Understanding the key elements of FLAVA

Highlighting its limitations

Extracting valuable insights for the future of multimodal AI

1. Three Key Innovations of FLAVA

1.1 Unified Multimodal Pretraining

FLAVA sets out to create a “universal” model that can effectively handle vision tasks, language tasks, and multimodal reasoning. This contrasts with many existing models like CLIP and ALIGN that perform well in specific domains but struggle when required to handle tasks that require deep integration between vision and language.

Why This Matters:
The ability to fuse vision and language seamlessly could lead to breakthroughs in real-world applications such as autonomous systems, healthcare, and robotics, where multimodal understanding is key to solving complex tasks. FLAVA’s ability to pretrain on both unimodal and multimodal data represents a huge leap towards developing a generalizable AI.

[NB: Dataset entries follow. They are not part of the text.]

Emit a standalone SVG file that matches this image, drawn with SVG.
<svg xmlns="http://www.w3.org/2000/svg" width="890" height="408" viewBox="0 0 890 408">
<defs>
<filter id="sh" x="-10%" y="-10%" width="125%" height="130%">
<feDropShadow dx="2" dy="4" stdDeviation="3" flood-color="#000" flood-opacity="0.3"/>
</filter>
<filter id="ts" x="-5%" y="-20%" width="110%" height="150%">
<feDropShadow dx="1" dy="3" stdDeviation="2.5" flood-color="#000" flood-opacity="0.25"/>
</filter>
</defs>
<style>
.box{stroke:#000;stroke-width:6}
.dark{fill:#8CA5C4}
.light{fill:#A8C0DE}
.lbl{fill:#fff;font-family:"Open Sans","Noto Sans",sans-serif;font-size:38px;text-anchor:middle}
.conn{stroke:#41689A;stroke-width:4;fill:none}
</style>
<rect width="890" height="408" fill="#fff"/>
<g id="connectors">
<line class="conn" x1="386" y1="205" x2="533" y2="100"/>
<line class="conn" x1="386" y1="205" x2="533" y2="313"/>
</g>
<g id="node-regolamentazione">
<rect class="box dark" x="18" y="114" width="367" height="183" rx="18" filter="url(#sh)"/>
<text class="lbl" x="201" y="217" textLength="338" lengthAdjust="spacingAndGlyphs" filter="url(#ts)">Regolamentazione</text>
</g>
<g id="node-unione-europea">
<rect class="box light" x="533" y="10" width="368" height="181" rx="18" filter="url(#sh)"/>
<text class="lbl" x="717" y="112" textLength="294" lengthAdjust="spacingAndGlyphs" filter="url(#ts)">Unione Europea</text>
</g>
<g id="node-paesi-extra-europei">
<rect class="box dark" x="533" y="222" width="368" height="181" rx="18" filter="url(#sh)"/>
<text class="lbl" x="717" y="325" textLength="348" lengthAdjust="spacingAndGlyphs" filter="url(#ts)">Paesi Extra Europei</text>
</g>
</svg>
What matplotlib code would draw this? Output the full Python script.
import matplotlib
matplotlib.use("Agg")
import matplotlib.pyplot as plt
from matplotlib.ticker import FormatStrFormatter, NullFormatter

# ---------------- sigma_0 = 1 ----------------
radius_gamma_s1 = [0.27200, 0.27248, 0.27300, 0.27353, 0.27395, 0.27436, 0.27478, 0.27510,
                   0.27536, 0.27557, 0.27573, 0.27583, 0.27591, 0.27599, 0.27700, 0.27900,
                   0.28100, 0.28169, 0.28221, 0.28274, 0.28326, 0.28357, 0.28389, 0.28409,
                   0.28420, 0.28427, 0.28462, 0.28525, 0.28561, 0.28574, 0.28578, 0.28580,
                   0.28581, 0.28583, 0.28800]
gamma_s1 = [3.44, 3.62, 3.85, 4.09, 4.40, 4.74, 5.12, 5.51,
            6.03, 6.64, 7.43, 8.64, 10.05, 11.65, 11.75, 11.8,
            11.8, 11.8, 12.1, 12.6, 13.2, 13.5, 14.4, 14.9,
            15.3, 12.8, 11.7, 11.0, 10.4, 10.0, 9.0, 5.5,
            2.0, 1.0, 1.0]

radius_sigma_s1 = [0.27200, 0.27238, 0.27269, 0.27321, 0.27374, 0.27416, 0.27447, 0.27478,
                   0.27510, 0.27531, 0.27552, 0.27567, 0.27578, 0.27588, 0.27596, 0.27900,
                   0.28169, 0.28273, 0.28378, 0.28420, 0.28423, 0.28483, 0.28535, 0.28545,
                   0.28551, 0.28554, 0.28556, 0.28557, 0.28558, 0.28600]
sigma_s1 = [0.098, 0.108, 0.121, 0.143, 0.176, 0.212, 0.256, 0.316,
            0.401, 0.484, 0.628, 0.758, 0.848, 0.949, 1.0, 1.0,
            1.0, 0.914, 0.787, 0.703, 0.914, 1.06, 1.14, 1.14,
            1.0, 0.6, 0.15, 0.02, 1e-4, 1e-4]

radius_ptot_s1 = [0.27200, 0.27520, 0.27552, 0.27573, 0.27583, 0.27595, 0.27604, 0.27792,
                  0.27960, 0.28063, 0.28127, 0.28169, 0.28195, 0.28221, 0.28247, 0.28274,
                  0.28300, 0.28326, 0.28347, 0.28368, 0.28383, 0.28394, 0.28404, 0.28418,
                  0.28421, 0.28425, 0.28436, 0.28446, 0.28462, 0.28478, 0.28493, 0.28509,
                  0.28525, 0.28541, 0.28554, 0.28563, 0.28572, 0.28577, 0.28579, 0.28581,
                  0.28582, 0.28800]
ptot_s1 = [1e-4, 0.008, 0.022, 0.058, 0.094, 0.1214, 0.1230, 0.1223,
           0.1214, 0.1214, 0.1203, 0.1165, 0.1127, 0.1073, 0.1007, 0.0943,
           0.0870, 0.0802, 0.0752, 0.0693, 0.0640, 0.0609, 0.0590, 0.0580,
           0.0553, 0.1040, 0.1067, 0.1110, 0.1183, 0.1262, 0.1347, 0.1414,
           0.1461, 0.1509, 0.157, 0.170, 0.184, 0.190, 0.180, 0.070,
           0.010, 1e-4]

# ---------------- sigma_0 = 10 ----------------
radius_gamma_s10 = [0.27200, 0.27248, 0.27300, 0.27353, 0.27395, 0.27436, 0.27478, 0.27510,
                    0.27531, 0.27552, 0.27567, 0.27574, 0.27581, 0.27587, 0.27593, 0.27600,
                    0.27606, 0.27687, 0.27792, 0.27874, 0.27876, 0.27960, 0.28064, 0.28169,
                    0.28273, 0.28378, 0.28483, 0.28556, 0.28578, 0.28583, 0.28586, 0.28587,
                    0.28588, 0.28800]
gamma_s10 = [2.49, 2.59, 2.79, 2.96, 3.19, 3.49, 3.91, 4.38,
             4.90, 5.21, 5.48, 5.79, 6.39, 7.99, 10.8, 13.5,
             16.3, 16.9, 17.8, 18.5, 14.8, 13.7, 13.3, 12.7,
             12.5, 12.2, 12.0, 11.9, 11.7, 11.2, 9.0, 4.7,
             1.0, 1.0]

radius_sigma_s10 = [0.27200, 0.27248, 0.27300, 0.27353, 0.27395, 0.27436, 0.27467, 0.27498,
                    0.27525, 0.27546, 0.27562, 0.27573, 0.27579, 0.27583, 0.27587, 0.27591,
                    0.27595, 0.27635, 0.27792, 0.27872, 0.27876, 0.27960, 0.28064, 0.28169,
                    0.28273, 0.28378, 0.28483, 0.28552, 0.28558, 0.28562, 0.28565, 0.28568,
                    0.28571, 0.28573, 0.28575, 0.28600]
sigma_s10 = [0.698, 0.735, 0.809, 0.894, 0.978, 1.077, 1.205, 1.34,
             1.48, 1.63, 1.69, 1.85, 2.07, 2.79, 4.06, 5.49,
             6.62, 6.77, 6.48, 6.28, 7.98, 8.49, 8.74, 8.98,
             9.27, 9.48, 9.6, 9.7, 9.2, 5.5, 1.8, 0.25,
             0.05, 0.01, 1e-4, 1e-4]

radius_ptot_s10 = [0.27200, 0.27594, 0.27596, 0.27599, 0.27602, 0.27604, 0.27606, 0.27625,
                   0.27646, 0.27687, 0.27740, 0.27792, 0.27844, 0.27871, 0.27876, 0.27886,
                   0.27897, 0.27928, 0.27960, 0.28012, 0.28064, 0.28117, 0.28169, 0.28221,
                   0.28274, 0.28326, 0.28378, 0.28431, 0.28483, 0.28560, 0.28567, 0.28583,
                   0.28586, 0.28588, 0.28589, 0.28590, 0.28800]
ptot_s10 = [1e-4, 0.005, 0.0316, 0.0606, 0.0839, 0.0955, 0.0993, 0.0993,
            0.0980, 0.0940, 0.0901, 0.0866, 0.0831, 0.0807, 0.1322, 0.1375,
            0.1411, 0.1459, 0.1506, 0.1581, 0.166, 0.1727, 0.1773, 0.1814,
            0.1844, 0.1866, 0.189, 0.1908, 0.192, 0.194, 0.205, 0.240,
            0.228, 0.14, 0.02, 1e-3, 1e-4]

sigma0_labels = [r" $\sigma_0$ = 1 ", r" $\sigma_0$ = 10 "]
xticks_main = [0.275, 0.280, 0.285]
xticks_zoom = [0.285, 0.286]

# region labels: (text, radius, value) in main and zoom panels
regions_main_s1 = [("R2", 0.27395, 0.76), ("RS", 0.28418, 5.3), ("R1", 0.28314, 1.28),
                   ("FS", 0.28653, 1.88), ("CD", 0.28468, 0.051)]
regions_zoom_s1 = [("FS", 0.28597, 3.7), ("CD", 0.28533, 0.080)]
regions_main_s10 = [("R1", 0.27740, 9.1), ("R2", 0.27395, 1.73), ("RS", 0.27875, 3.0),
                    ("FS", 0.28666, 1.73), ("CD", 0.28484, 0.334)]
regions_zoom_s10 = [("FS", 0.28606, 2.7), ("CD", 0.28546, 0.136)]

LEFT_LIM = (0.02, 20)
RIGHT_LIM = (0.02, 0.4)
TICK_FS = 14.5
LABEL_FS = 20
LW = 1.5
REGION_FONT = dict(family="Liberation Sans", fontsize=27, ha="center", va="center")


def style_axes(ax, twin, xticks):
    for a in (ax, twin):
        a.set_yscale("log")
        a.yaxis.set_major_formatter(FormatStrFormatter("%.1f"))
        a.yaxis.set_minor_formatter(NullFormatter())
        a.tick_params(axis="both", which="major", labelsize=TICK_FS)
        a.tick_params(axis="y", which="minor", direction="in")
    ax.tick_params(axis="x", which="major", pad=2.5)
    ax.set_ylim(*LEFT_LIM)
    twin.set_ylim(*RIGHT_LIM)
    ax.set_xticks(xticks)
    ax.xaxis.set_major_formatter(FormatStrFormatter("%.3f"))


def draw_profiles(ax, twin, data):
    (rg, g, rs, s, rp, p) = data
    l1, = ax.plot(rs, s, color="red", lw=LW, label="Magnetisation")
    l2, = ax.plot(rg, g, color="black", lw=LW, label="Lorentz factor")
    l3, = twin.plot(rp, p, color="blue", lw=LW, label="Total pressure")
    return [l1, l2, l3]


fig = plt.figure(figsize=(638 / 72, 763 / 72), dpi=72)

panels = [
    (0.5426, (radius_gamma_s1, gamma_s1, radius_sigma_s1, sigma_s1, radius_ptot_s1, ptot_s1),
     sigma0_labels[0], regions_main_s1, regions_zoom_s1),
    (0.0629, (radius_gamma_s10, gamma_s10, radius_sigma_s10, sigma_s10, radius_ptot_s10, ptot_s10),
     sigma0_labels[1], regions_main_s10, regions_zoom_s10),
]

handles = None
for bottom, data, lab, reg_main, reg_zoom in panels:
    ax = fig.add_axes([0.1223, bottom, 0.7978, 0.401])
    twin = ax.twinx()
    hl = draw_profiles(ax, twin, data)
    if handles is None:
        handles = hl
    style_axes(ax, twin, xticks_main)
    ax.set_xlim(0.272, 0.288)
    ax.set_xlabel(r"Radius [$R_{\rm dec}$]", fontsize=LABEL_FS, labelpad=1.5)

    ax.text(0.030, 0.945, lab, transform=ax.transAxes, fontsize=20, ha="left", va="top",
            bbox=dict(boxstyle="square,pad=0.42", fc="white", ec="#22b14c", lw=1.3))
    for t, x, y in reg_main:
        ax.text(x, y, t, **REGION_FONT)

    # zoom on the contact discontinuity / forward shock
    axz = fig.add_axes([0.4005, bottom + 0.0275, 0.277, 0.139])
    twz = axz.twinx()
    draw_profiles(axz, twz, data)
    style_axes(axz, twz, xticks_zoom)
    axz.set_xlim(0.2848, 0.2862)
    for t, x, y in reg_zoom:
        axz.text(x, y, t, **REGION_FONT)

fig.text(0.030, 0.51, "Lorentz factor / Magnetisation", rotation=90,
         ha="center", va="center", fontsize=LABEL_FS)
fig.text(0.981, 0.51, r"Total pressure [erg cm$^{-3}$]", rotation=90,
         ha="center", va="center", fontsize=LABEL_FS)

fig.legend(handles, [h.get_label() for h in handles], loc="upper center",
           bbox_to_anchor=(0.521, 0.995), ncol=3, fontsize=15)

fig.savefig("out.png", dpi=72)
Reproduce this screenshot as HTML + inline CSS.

1.2 Multimodal Pretraining Objectives

FLAVA introduces a variety of innovative training objectives:

Global Contrastive Loss: Inspired by CLIP, this loss ensures that the model learns meaningful relationships between images and texts.
Masked Multimodal Modeling (MMM): This pretraining strategy is a novel extension of masked language models like BERT, but it is applied to both images and texts, significantly improving multimodal task performance.
Image-Text Matching (ITM): This objective helps the model discern whether an image and text are correctly paired, further reinforcing multimodal learning.

Why This Matters:
These pretraining objectives are designed to make the model adaptable across vision-only, language-only, and vision-and-language tasks. For example, in visual question answering (VQA), the combination of these objectives makes FLAVA highly effective in learning how visual and textual information interrelates.

1.3 Open Dataset Approach

One of FLAVA’s most attractive features is its reliance on publicly available datasets, totaling 70M image-text pairs. Compared to models like ALIGN (which used 1.8B pairs from private datasets), FLAVA democratizes access to research resources by training on publicly accessible data. This enables more researchers to reproduce and build on this work, fostering a more open scientific community.

Why This Matters:
The transparency of FLAVA’s dataset usage not only accelerates reproducibility but also ensures a broader, more ethical application of AI technologies, as researchers can avoid the opaque, closed datasets used by models like ALIGN and CLIP.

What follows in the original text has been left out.